Oliver spoke at Tufts' Dr. Martin Luther King, Jr. Annual Celebration, ushering in Black History Month. The co-author of "Black Wealth/White Wealth: A New Perspective on Racial Inequality," he used a PowerPoint presentation during his talk to illustrate the social, political and economic factors that have led to the increasing financial gap between black and white Americans.

"In 1995, we showed that for every dollar of median net worth that whites controlled, blacks controlled only eight cents," he said. "Now, it's a continuing disparity of about 10 cents on the dollar. The wealth gap has increased from $60,980 to $82,663 ... These are things King would have wanted us to address."
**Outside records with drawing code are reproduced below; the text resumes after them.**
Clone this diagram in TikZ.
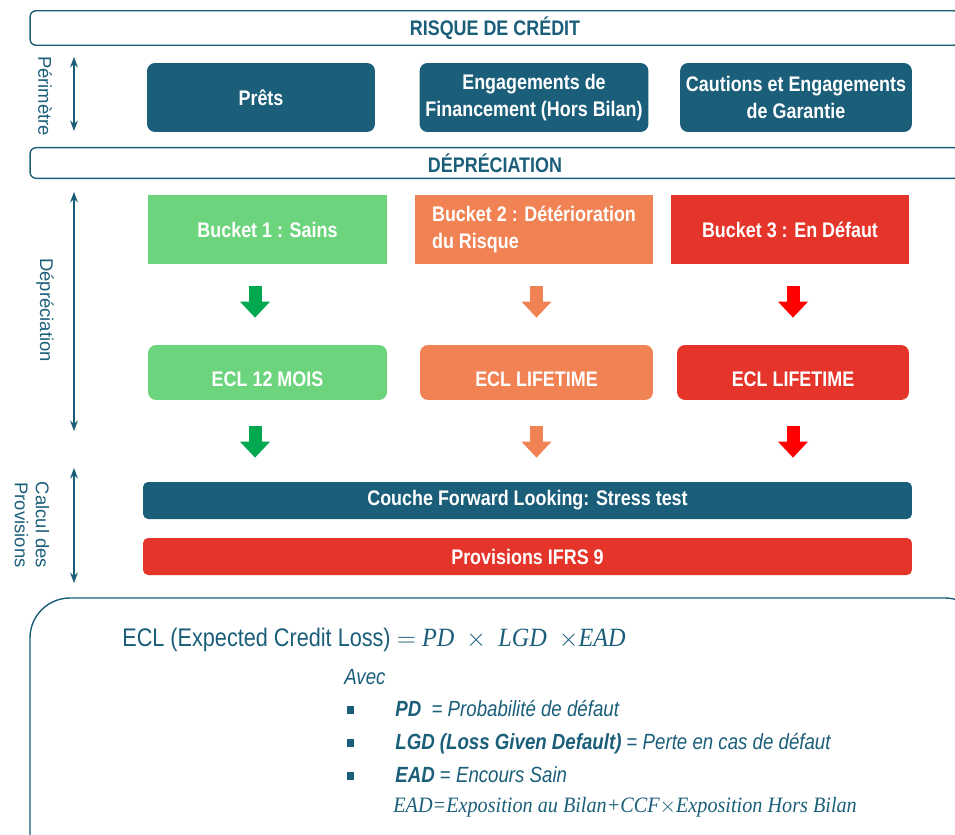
\documentclass[tikz,border=0pt]{standalone}
\usepackage{fontspec}
\setmainfont{Liberation Sans}[FakeStretch=0.85]
\newfontfamily\widesans{Liberation Sans}
\newfontfamily\seriffam{Liberation Serif}[FakeStretch=0.92]
\newcommand\serifit{\seriffam\itshape}
\usetikzlibrary{arrows.meta}

\definecolor{bleu}{RGB}{26,94,122}
\definecolor{vert}{RGB}{109,212,126}
\definecolor{vertfonce}{RGB}{0,168,80}
\definecolor{orange}{RGB}{240,130,84}
\definecolor{rouge}{RGB}{229,53,43}
\definecolor{rougevif}{RGB}{255,0,0}

\newcommand\boxfont{\bfseries\fontsize{12}{15}\selectfont}

\begin{document}
\begin{tikzpicture}[x=0.02cm, y=-0.02cm,
    bar/.style={draw=bleu, line width=0.8pt, rounded corners=0.12cm, minimum width=18.6cm,
      minimum height=0.6cm, text=bleu, font=\boxfont},
    perim/.style={fill=bleu, rounded corners=0.16cm, minimum width=4.56cm, minimum height=1.38cm,
      text=white, align=center, font=\boxfont},
    bucket/.style={minimum width=4.77cm, minimum height=1.38cm, text=white, font=\boxfont},
    ecl/.style={rounded corners=0.16cm, minimum height=1.1cm, text height=0.63cm, text depth=0.05cm,
      text=white, font=\boxfont},
    bande/.style={rounded corners=0.1cm, minimum width=15.38cm, minimum height=0.74cm,
      text=white, font=\boxfont},
    fleche/.style={line width=0.26cm, -{Triangle[length=0.32cm, width=0.58cm]},
      shorten <=0.44cm, shorten >=0.54cm},
    axe/.style={draw=bleu, line width=0.7pt, {Stealth[length=6pt,width=4.5pt]}-{Stealth[length=6pt,width=4.5pt]}},
    legende/.style={rotate=-90, text=bleu, align=center, font=\widesans\fontsize{10.5}{12}\selectfont},
    texte/.style={anchor=base west, inner sep=0, text=bleu, font=\fontsize{12.5}{14}\selectfont},
    puce/.style={fill=bleu, minimum width=0.14cm, minimum height=0.16cm, inner sep=0}
  ]
  \clip (0,0) rectangle (955,834);

  % bandeaux
  \node[bar] (risque) at (495,28) {RISQUE DE CRÉDIT};
  \node[bar] (depr) at (495,163) {DÉPRÉCIATION};

  % perimetre
  \node[perim] (prets) at (261,97.5) {Prêts};
  \node[perim] (engag) at (534,97.5) {Engagements de\\Financement (Hors Bilan)};
  \node[perim] (caution) at (796,97.5) {Cautions et Engagements\\de Garantie};

  % buckets
  \node[bucket, fill=vert] (b1) at (267.5,229.5) {Bucket 1 : Sains};
  \node[bucket, fill=orange, align=left] (b2) at (534,229.5) {Bucket 2 : Détérioration\\du Risque};
  \node[bucket, fill=rouge] (b3) at (790,229.5) {Bucket 3 : En Défaut};

  \node[ecl, fill=vert, minimum width=4.78cm] (e1) at (267.5,372.5) {ECL 12 MOIS};
  \node[ecl, fill=orange, minimum width=4.66cm] (e2) at (536.5,372.5) {ECL LIFETIME};
  \node[ecl, fill=rouge, minimum width=4.64cm] (e3) at (793,372.5) {ECL LIFETIME};

  \node[bande, fill=bleu] (fwd) at (527.5,500.5) {Couche Forward Looking: Stress test};
  \node[bande, fill=rouge] (ifrs) at (527.5,556.5) {Provisions IFRS 9};

  \draw[fleche, vertfonce] ([xshift=-0.25cm]b1.south) -- ([xshift=-0.25cm]b1.south |- e1.north);
  \draw[fleche, orange] (b2.south -| e2.north) -- (e2.north);
  \draw[fleche, rougevif] (b3.south -| e3.north) -- (e3.north);
  \begin{scope}[fleche/.append style={shorten <=0.52cm, shorten >=0.48cm}]
    \draw[fleche, vertfonce] ([xshift=-0.25cm]e1.south) -- ([xshift=-0.25cm]e1.south |- fwd.north);
    \draw[fleche, orange] (e2.south) -- (e2.south |- fwd.north);
    \draw[fleche, rougevif] (e3.south) -- (e3.south |- fwd.north);
  \end{scope}

  % axes de gauche
  \coordinate (p0) at (74,57);  \coordinate (p1) at (74,131);
  \coordinate (d0) at (74,192); \coordinate (d1) at (74,431);
  \coordinate (c0) at (74,468); \coordinate (c1) at (74,583);
  \draw[axe] (p0) -- (p1);
  \draw[axe] (d0) -- (d1);
  \draw[axe] (c0) -- (c1);
  \node[legende] (lperim) at (45,96) {Périmètre};
  \node[legende] (ldepr) at (45,310) {Dépréciation};
  \node[legende] (lcalc) at (32,525) {Calcul des\\Provisions};

  % formule
  \draw[bleu, line width=0.8pt, rounded corners=0.8cm] (30,598) rectangle (985,880);
  \node[texte, font=\fontsize{14.5}{16}\selectfont] (ecl) at (122,646)
    {ECL (Expected Credit Loss) $=$ {\serifit\fontsize{15}{16}\selectfont PD\ \ $\times$\ \ LGD\ \ $\times$EAD}};
  \node[texte, font=\itshape\fontsize{12.5}{14}\selectfont] (avec) at (344,684) {Avec};
  \node[puce] (q1) at (350,710) {};
  \node[puce] (q2) at (350,743) {};
  \node[puce] (q3) at (350,776) {};
  \node[texte] (pd) at (395,716) {\textbf{\textit{PD}}\ \ \textit{= Probabilité de défaut}};
  \node[texte] (lgd) at (395,749) {\textbf{\textit{LGD (Loss Given Default)}} = \textit{Perte en cas de défaut}};
  \node[texte] (ead) at (395,782) {\textbf{\textit{EAD}} = \textit{Encours Sain}};
  \node[texte, font=\serifit\fontsize{12.5}{14}\selectfont] (expo) at (393,812)
    {EAD{=}Exposition au Bilan{+}CCF{$\times$}Exposition Hors Bilan};
\end{tikzpicture}
\end{document}
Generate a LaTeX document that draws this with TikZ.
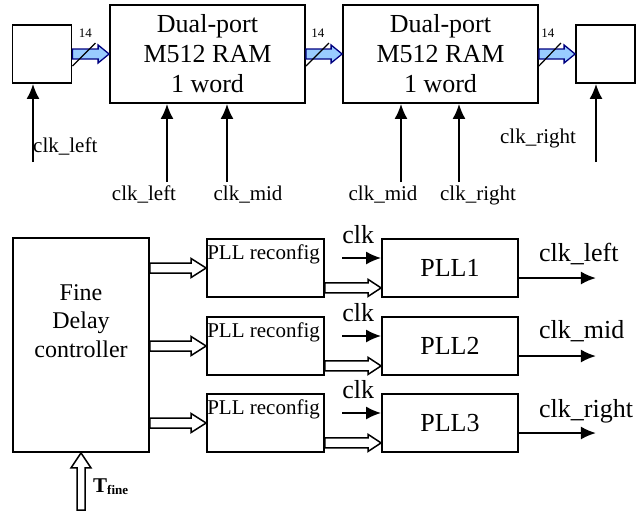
\documentclass[tikz,border=0pt]{standalone}
\usepackage{fontspec}
\setmainfont{Liberation Serif}
\usepackage{xcolor}
\usepackage{tikz}
\usetikzlibrary{arrows.meta,calc}
\definecolor{busfill}{RGB}{153, 204, 255}
\definecolor{busline}{RGB}{0, 0, 128}

% wide arrow: [style]{from}{to}{half shaft}{half head}{head length}
\newcommand{\fatarrow}[6][]{%
  \coordinate (fa-a) at (#2);
  \coordinate (fa-b) at (#3);
  \coordinate (fa-c) at ($(fa-b)!#6!(fa-a)$);
  \draw[#1] ($(fa-a)!#4!90:(fa-b)$) -- ($(fa-c)!#4!-90:(fa-a)$) -- ($(fa-c)!#5!-90:(fa-a)$)
     -- (fa-b) -- ($(fa-c)!#5!90:(fa-a)$) -- ($(fa-c)!#4!90:(fa-a)$) -- ($(fa-a)!#4!-90:(fa-b)$) -- cycle;}

\begin{document}
\begin{tikzpicture}[x=1pt, y=-1pt,
            box/.style = {draw, line width=1.8pt, inner sep=0pt},
            ram/.style = {box, minimum width=195pt, minimum height=98pt, align=center, font=\fontsize{26}{30}\selectfont},
            reg/.style = {box, minimum width=59pt, minimum height=58pt},
         reconf/.style = {box, minimum width=117pt, minimum height=58pt},
            pll/.style = {box, minimum width=136pt, minimum height=58pt, font=\fontsize{26}{30}\selectfont},
          small/.style = {inner sep=0pt, font=\fontsize{21}{24}\selectfont},
            big/.style = {inner sep=0pt, font=\fontsize{26}{30}\selectfont},
        clkline/.style = {line width=1.8pt, -{Latex[length=15pt, width=13pt]}},
            bus/.style = {draw=busline, fill=busfill, line width=1.3pt, line join=miter},
         hollow/.style = {draw, fill=white, line width=1.5pt, line join=miter}]
        \useasboundingbox (0,0) rectangle (642,512);

        % RAM chain
        \node[reg] (lbox) at (42,54) {};
        \node[ram] (ram1) at (207.5,54) {Dual-port\\M512 RAM\\1 word};
        \node[ram] (ram2) at (440.5,54) {Dual-port\\M512 RAM\\1 word};
        \node[reg] (rbox) at (605.5,54) {};

        \fatarrow[bus]{lbox.east}{ram1.west}{5pt}{9pt}{11pt}
        \fatarrow[bus]{ram1.east}{ram2.west}{5pt}{9pt}{11pt}
        \fatarrow[bus]{ram2.east}{rbox.west}{5pt}{9pt}{11pt}
        \draw[line width=1.2pt] ($(lbox.east)+(0,12)$) -- ++(23,-23);
        \draw[line width=1.2pt] ($(ram1.east)+(0,12)$) -- ++(23,-23);
        \draw[line width=1.2pt] ($(ram2.east)+(0,12)$) -- ++(22,-23);
        \node[inner sep=0pt, font=\fontsize{13}{15}\selectfont] (w1) at ($(lbox.east)+(13,-21)$) {14};
        \node[inner sep=0pt, font=\fontsize{13}{15}\selectfont] (w2) at ($(ram1.east)+(12,-21)$) {14};
        \node[inner sep=0pt, font=\fontsize{13}{15}\selectfont] (w3) at ($(ram2.east)+(9,-21)$) {14};

        % clocks of the chain
        \coordinate (ck0) at (33,162);
        \coordinate (ck1) at (167,182);
        \coordinate (ck2) at (227,182);
        \coordinate (ck3) at (401,182);
        \coordinate (ck4) at (459,182);
        \coordinate (ck5) at (596,162);
        \draw[clkline] (ck0) -- (ck0 |- lbox.south);
        \draw[clkline] (ck1) -- (ck1 |- ram1.south);
        \draw[clkline] (ck2) -- (ck2 |- ram1.south);
        \draw[clkline] (ck3) -- (ck3 |- ram2.south);
        \draw[clkline] (ck4) -- (ck4 |- ram2.south);
        \draw[clkline] (ck5) -- (ck5 |- rbox.south);
        \node[small, anchor=base west] (l0) at (33,152) {clk\_left};
        \node[small, anchor=base] (l1) at (144,200) {clk\_left};
        \node[small, anchor=base] (l2) at (248,200) {clk\_mid};
        \node[small, anchor=base] (l3) at (383,200) {clk\_mid};
        \node[small, anchor=base] (l4) at (478,200) {clk\_right};
        \node[small, anchor=base] (l5) at (538,143) {clk\_right};

        % delay control
        \node[box, minimum width=136pt, minimum height=214pt] (ctrl) at (81,345) {};
        \node[align=center, inner sep=0pt, font=\fontsize{24}{28.5}\selectfont] (ctrltext) at (81,321) {Fine\\Delay\\controller};
        \coordinate (tin) at (81,510);
        \fatarrow[hollow]{tin}{ctrl.south}{4pt}{10pt}{15pt}
        \node[anchor=base west, inner sep=0pt] (tfine) at (93,492) {\fontsize{21}{24}\selectfont\bfseries T\raisebox{-2pt}{\fontsize{13}{15}\selectfont fine}};

        \node[reconf] (rc1) at (265.5,268) {};
        \node[reconf] (rc2) at (265.5,346) {};
        \node[reconf] (rc3) at (265.5,423) {};
        \node[small, anchor=base west] (t1) at ($(rc1.north west)+(1,21)$) {PLL reconfig};
        \node[small, anchor=base west] (t2) at ($(rc2.north west)+(1,21)$) {PLL reconfig};
        \node[small, anchor=base west] (t3) at ($(rc3.north west)+(1,21)$) {PLL reconfig};

        \node[pll] (pll1) at (450,268) {PLL1};
        \node[pll] (pll2) at (450,346) {PLL2};
        \node[pll] (pll3) at (450,423) {PLL3};

        \fatarrow[hollow]{ctrl.east |- rc1.west}{rc1.west}{5pt}{9.5pt}{15pt}
        \fatarrow[hollow]{ctrl.east |- rc2.west}{rc2.west}{5pt}{9.5pt}{15pt}
        \fatarrow[hollow]{ctrl.east |- rc3.west}{rc3.west}{5pt}{9.5pt}{15pt}

        \coordinate (r1) at ($(rc1.south east)+(0,-10)$);
        \coordinate (r2) at ($(rc2.south east)+(0,-10)$);
        \coordinate (r3) at ($(rc3.south east)+(0,-10)$);
        \fatarrow[hollow]{r1}{r1 -| pll1.west}{5pt}{8.5pt}{13pt}
        \fatarrow[hollow]{r2}{r2 -| pll2.west}{5pt}{8.5pt}{13pt}
        \fatarrow[hollow]{r3}{r3 -| pll3.west}{5pt}{8.5pt}{13pt}

        % PLL clocks in and out
        \coordinate (c1) at ($(pll1.west)+(-39,-10)$);
        \coordinate (c2) at ($(pll2.west)+(-39,-10)$);
        \coordinate (c3) at ($(pll3.west)+(-39,-10)$);
        \draw[clkline] (c1) -- (c1 -| pll1.west);
        \draw[clkline] (c2) -- (c2 -| pll2.west);
        \draw[clkline] (c3) -- (c3 -| pll3.west);
        \node[big, anchor=base west] (k1) at ($(c1)+(0,-15)$) {clk};
        \node[big, anchor=base west] (k2) at ($(c2)+(0,-15)$) {clk};
        \node[big, anchor=base west] (k3) at ($(c3)+(0,-15)$) {clk};

        \coordinate (o1) at ($(pll1.east)+(0,10)$);
        \coordinate (o2) at ($(pll2.east)+(0,10)$);
        \coordinate (o3) at ($(pll3.east)+(0,10)$);
        \coordinate (e1) at ($(o1)+(77,0)$);
        \coordinate (e2) at ($(o2)+(77,0)$);
        \coordinate (e3) at ($(o3)+(77,0)$);
        \draw[clkline] (o1) -- (e1);
        \draw[clkline] (o2) -- (e2);
        \draw[clkline] (o3) -- (e3);
        \node[big, anchor=base west] (q1) at ($(o1)+(20,-17)$) {clk\_left};
        \node[big, anchor=base west] (q2) at ($(o2)+(20,-18)$) {clk\_mid};
        \node[big, anchor=base west] (q3) at ($(o3)+(20,-16)$) {clk\_right};
\end{tikzpicture}
\end{document}
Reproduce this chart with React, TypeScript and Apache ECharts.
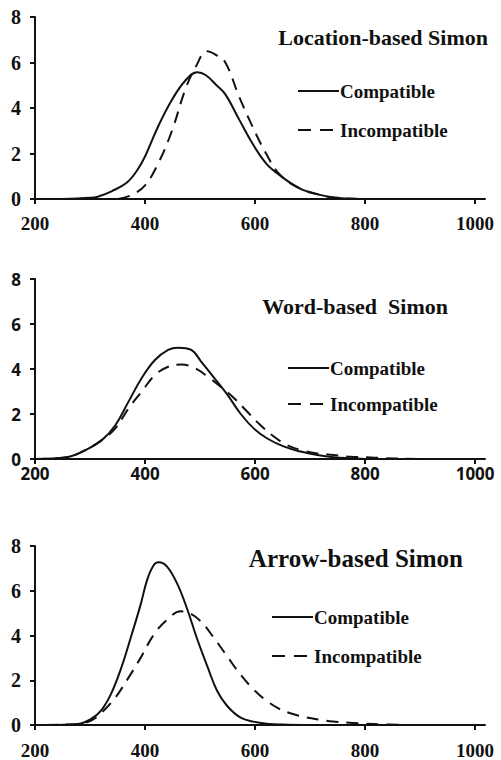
import React, { useEffect, useRef } from "react";
import * as echarts from "echarts";

// Panel 1: Location-based Simon
const locCompX = [250, 300, 314, 340, 366, 384, 400, 424, 449, 473, 495, 510, 530, 546, 571, 595, 620, 644, 681, 718, 742, 791];
const locCompY = [0, 0.05, 0.1, 0.35, 0.7, 1.2, 1.87, 3.2, 4.36, 5.2, 5.57, 5.45, 5.0, 4.6, 3.5, 2.45, 1.57, 1.06, 0.47, 0.18, 0.07, 0];
const locIncX = [351, 376, 400, 424, 449, 473, 492, 513, 528, 546, 571, 595, 620, 644, 681, 718, 742, 791];
const locIncY = [0, 0.18, 0.6, 1.57, 3.0, 4.8, 5.8, 6.5, 6.35, 6.0, 4.5, 3.2, 2.0, 1.1, 0.47, 0.18, 0.07, 0];

// Panel 2: Word-based Simon
const wordCompX = [200, 231, 262, 292, 322, 346, 370, 394, 418, 442, 460, 484, 502, 526, 550, 574, 598, 623, 653, 683, 713, 743, 773, 800];
const wordCompY = [0, 0.02, 0.1, 0.4, 0.85, 1.5, 2.55, 3.6, 4.4, 4.85, 4.95, 4.85, 4.33, 3.6, 2.85, 2.0, 1.35, 0.9, 0.55, 0.33, 0.18, 0.08, 0.03, 0];
const wordIncX = [200, 231, 262, 292, 322, 346, 370, 394, 418, 442, 466, 490, 514, 538, 562, 586, 610, 634, 658, 683, 713, 743, 773, 803, 833, 863, 900];
const wordIncY = [0, 0.02, 0.1, 0.4, 0.85, 1.36, 2.25, 3.0, 3.73, 4.1, 4.2, 4.05, 3.66, 3.2, 2.7, 2.1, 1.5, 1.0, 0.62, 0.4, 0.25, 0.18, 0.1, 0.08, 0.04, 0.02, 0];

// Panel 3: Arrow-based Simon
const arrCompX = [220, 278, 302, 320, 338, 356, 374, 392, 404, 416, 425, 440, 458, 476, 494, 513, 531, 549, 573, 597, 621, 651, 700];
const arrCompY = [0, 0.05, 0.27, 0.64, 1.38, 2.5, 3.9, 5.38, 6.5, 7.15, 7.27, 7.08, 6.34, 5.23, 3.9, 2.64, 1.53, 0.86, 0.34, 0.15, 0.06, 0.02, 0];
const arrIncX = [220, 278, 302, 320, 344, 368, 392, 416, 440, 465, 477, 501, 525, 549, 573, 597, 621, 645, 669, 693, 717, 741, 771, 801, 831, 870];
const arrIncY = [0, 0.05, 0.2, 0.53, 1.16, 2.04, 3.0, 4.04, 4.7, 5.08, 5.04, 4.64, 3.9, 3.08, 2.27, 1.6, 1.08, 0.71, 0.49, 0.34, 0.24, 0.16, 0.1, 0.06, 0.03, 0];

const xTicks = [200, 400, 600, 800, 1000];
const titles = ["Location-based Simon", "Word-based  Simon", "Arrow-based Simon"];
const legendNames = ["Compatible", "Incompatible"];

const SERIF = "Liberation Serif";
const SANS = "Open Sans";
const INK = "#111";

const zip = (xs: number[], ys: number[]) => xs.map((x, i) => [x, ys[i]]);

export default function App() {
  const ref = useRef<HTMLDivElement>(null);
  useEffect(() => {
    if (!ref.current) return;
    const chart = echarts.init(ref.current, null, { renderer: "svg" });

    const grids = [
      { left: 35, top: 17, width: 450, height: 182 },
      { left: 35, top: 279, width: 450, height: 180 },
      { left: 35, top: 546, width: 450, height: 180 },
    ];
    const fonts = [SERIF, SANS, SERIF];
    const xMargins = [15, 6, 16];

    const xAxes = grids.map((_, i) => ({
      type: "value",
      gridIndex: i,
      min: 200,
      max: 1018,
      splitLine: { show: false },
      axisLine: { show: true, onZero: false, lineStyle: { color: INK, width: 2 } },
      axisTick: { show: true, length: 5, customValues: xTicks, lineStyle: { color: INK, width: 2 } },
      axisLabel: {
        customValues: xTicks,
        formatter: (v: number) => String(v),
        margin: xMargins[i],
        color: INK,
        fontFamily: fonts[i],
        fontWeight: "bold",
        fontSize: i === 1 ? 17 : 19,
      },
    }));
    const yAxes = grids.map((_, i) => ({
      type: "value",
      gridIndex: i,
      min: 0,
      max: 8,
      interval: 2,
      splitLine: { show: false },
      axisLine: { show: true, lineStyle: { color: INK, width: 2 } },
      axisTick: { show: true, length: 5, lineStyle: { color: INK, width: 2 } },
      axisLabel: {
        margin: 14,
        color: INK,
        fontFamily: fonts[i],
        fontWeight: "bold",
        fontSize: i === 1 ? 17 : 20,
      },
    }));

    const data = [
      [zip(locCompX, locCompY), zip(locIncX, locIncY)],
      [zip(wordCompX, wordCompY), zip(wordIncX, wordIncY)],
      [zip(arrCompX, arrCompY), zip(arrIncX, arrIncY)],
    ];
    const series: any[] = [];
    data.forEach((pair, i) => {
      pair.forEach((d, j) => {
        series.push({
          type: "line",
          name: legendNames[j],
          xAxisIndex: i,
          yAxisIndex: i,
          data: d,
          smooth: 0.4,
          showSymbol: false,
          symbol: "none",
          lineStyle: { color: INK, width: 2, type: j === 0 ? "solid" : [12, 8] },
          z: 3,
        });
      });
    });

    const titlePos = [
      { x: 488, y: 37, size: 22 },
      { x: 448, y: 306, size: 22 },
      { x: 463, y: 558, size: 25 },
    ];
    const legendPos = [
      { x: 298, y1: 91, y2: 130 },
      { x: 288, y1: 368, y2: 404 },
      { x: 272, y1: 617, y2: 656 },
    ];
    const graphic: any[] = [];
    titlePos.forEach((t, i) => {
      graphic.push({
        type: "text",
        x: t.x,
        y: t.y,
        style: {
          text: titles[i],
          fill: INK,
          font: `bold ${t.size}px "${SERIF}"`,
          textAlign: "right",
          textVerticalAlign: "middle",
        },
      });
    });
    legendPos.forEach((p) => {
      graphic.push({
        type: "line",
        shape: { x1: p.x, y1: p.y1, x2: p.x + 41, y2: p.y1 },
        style: { stroke: INK, lineWidth: 2 },
      });
      graphic.push({
        type: "line",
        shape: { x1: p.x, y1: p.y2, x2: p.x + 41, y2: p.y2 },
        style: { stroke: INK, lineWidth: 2, lineDash: [13, 9] },
      });
      graphic.push({
        type: "text",
        x: p.x + 42,
        y: p.y1,
        style: { text: legendNames[0], fill: INK, font: `bold 19px "${SERIF}"`, textVerticalAlign: "middle" },
      });
      graphic.push({
        type: "text",
        x: p.x + 42,
        y: p.y2,
        style: { text: legendNames[1], fill: INK, font: `bold 19px "${SERIF}"`, textVerticalAlign: "middle" },
      });
    });

    chart.setOption({
      animation: false,
      backgroundColor: "#fff",
      grid: grids,
      xAxis: xAxes,
      yAxis: yAxes,
      series,
      graphic,
    });
    return () => chart.dispose();
  }, []);
  return (
    <div
      ref={ref}
      style={{ position: "absolute", left: 0, top: 0, width: 501, height: 760, background: "#fff" }}
    />
  );
}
He attributed this disparity to a lack of African-American presence in the business world and to issues that can be traced back to the period of slavery.

"I call this the economic detour," he said. "Every [racial] group comes to America, and the first thing they do is set up businesses. African-Americans did not. When you look at wealth, you see the ways in which they [continue to] get sedimented to the bottom of the racial hierarchy."

He explained that when blacks came to the United States as slaves, they often worked away from the plantations in urban areas to generate extra wealth, which they ultimately used to try to buy their freedom.

"[Slaves] did with their savings what white people got for free: they bought their freedom," he said.

Before Oliver spoke, a number of administrators offered reflections on the upcoming 40th anniversary of King's assassination. President Lawrence Bacow, Provost Jamshed Bharucha and Executive Director for the Office for Institutional Diversity Lisa Coleman all delivered speeches.

Bacow urged audience members to rededicate themselves to King's teachings.

"King challenged us to better ourselves as a nation and a community," he said. "Let us not forget his commitment to the poor, the sick, those who labor without adequate recognition and those to whom freedom and equality are still a promise and not a reality."

He referred to Sen. Barack Obama (D-Ill.), saying that while his presidential campaign represents a positive shift in American racial ideology, there remains much progress to be made.

"We sit here today in the midst of a presidential campaign in which one of the leading candidates is the son of a white mother from Kansas and a black father from Kenya," he said. "[But] the progress that has been made does not mean we should lessen our commitment to [King's] dream."

Coleman urged the audience to consider social problems in America today, including racial profiling, crime and the urban crisis caused by Hurricane Katrina.

"Who cannot be horrified by the level of poverty that exists in the wealthiest nation in the world?" she asked. "Where is the commitment to continuing Dr. King's legacy? Let us reduce the violence, let us do it at Tufts and beyond, let us embrace the change of tomorrow."

Tufts students also took part in yesterday's event. The Gospel Choir performed, asking for audience participation as they sang "Lift Every Voice and Sing." Also, three students read poetry from Maya Angelou, Langston Hughes and King himself.